╭──
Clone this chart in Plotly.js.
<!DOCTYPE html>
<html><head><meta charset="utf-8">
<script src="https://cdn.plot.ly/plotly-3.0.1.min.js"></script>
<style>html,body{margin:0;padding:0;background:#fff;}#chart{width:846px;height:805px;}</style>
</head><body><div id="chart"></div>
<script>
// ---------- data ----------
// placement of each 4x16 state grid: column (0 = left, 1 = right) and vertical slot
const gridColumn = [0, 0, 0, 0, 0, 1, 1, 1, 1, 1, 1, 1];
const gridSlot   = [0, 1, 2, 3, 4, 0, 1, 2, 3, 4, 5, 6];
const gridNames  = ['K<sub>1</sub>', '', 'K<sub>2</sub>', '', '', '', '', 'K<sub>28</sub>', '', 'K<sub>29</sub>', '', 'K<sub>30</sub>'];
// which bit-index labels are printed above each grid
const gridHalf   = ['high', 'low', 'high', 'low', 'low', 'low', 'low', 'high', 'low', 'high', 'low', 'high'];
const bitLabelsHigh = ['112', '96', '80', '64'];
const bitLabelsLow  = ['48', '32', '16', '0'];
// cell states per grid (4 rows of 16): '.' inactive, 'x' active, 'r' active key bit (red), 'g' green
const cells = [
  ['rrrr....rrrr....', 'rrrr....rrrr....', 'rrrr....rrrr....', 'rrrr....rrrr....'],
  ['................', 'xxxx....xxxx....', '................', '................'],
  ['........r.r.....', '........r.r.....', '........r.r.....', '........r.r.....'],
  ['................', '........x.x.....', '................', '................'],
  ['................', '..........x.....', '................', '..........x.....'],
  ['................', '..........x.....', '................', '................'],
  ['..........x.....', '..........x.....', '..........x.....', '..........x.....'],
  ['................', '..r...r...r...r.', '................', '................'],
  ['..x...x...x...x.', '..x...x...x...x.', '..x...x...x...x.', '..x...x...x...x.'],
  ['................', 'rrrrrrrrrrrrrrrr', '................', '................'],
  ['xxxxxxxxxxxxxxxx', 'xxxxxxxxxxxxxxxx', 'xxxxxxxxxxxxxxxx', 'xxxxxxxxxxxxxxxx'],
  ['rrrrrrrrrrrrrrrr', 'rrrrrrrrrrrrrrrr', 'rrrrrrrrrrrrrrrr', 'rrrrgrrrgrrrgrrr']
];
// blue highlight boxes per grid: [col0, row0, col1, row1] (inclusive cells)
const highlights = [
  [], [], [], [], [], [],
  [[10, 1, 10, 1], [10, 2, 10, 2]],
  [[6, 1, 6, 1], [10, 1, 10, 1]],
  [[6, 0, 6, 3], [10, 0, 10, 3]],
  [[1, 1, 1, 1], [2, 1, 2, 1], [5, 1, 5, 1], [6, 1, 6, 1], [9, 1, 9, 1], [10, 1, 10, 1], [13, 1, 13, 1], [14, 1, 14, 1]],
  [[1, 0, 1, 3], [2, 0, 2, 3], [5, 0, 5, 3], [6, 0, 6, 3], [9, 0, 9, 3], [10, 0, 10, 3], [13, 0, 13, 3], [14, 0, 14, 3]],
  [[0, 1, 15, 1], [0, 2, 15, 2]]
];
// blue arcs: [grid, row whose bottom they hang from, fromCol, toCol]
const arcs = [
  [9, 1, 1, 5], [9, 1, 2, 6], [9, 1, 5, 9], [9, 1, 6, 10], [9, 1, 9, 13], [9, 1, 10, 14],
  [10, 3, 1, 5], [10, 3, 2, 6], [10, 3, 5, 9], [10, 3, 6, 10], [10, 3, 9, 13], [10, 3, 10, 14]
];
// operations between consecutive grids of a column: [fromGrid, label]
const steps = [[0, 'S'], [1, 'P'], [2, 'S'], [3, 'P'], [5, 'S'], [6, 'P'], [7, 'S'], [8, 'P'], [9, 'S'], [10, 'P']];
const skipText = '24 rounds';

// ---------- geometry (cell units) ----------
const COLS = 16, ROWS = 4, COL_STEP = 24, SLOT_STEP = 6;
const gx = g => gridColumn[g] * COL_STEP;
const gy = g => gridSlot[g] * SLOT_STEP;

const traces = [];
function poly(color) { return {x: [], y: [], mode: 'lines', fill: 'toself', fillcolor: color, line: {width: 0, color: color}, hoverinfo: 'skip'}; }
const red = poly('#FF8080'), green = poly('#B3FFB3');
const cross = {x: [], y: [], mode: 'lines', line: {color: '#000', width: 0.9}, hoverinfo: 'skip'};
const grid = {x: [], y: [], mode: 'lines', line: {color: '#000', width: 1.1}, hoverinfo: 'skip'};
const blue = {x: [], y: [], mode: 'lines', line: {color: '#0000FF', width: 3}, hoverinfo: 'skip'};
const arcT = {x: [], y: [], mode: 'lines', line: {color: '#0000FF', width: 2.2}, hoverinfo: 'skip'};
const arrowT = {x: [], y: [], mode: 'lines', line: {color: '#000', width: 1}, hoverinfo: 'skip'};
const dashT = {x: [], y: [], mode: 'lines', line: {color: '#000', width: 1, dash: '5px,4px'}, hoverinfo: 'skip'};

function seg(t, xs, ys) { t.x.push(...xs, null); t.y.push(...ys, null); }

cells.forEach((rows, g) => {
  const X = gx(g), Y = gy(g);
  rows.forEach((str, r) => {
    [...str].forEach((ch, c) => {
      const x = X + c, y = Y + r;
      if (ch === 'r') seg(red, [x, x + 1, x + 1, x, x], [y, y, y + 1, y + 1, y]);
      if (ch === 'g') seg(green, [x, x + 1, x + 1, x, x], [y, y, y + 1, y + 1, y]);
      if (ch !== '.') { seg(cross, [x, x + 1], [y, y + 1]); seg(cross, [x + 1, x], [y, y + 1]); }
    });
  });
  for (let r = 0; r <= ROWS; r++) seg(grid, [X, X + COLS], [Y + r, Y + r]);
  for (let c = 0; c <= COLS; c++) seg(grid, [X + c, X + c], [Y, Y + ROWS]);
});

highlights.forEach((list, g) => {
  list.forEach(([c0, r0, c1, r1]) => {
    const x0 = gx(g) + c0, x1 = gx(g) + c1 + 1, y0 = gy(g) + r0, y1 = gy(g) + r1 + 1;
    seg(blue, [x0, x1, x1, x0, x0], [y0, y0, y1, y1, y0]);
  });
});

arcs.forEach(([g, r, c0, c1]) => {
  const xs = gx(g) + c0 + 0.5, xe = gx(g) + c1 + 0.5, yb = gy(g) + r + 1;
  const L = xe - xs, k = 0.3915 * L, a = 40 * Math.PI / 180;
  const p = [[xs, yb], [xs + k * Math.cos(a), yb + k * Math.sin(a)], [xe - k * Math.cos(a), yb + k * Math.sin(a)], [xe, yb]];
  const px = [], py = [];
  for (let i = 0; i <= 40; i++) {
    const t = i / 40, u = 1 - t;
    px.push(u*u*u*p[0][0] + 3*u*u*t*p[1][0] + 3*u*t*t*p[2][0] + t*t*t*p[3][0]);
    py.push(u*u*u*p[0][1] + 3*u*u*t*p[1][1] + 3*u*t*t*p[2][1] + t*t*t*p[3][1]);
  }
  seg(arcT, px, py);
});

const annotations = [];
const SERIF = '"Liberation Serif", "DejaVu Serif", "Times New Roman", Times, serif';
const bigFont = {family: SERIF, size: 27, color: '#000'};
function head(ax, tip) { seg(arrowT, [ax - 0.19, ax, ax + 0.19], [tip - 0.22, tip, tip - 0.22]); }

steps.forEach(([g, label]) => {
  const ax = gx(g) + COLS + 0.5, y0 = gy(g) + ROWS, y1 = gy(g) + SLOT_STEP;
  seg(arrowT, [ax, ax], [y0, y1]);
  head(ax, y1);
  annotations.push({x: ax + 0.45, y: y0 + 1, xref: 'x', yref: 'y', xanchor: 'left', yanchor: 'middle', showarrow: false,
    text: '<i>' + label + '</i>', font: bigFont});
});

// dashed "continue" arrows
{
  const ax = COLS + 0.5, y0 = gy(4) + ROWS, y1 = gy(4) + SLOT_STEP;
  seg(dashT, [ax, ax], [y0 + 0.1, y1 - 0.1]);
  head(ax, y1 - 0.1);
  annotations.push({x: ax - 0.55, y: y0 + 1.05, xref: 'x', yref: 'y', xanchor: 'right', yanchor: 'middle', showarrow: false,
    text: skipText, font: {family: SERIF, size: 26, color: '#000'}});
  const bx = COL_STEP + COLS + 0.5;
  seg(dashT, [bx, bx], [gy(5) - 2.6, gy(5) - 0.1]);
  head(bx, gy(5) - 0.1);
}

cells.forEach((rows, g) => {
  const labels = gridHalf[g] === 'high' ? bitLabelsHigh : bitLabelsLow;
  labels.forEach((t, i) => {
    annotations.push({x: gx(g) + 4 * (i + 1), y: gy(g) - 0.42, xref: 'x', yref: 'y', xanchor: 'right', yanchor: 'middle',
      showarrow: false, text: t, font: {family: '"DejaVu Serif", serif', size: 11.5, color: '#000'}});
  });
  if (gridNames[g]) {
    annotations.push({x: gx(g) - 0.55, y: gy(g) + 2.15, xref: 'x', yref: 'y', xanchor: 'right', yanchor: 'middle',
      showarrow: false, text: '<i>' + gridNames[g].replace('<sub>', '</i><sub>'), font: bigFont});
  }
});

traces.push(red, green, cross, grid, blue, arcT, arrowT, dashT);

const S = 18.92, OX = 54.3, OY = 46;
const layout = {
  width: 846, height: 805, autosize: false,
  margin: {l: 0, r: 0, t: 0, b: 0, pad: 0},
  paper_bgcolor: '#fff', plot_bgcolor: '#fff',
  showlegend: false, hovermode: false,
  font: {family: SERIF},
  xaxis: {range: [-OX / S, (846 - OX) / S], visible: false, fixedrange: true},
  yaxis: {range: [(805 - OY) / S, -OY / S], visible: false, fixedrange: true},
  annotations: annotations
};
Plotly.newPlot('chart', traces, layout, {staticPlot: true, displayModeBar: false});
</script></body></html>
╰──
Exercise task: Copy out each line of the data containing the string "chart".

Answer to the task:
Clone this chart in Plotly.js.
<style>html,body{margin:0;padding:0;background:#fff;}#chart{width:846px;height:805px;}</style>
</head><body><div id="chart"></div>
Plotly.newPlot('chart', traces, layout, {staticPlot: true, displayModeBar: false});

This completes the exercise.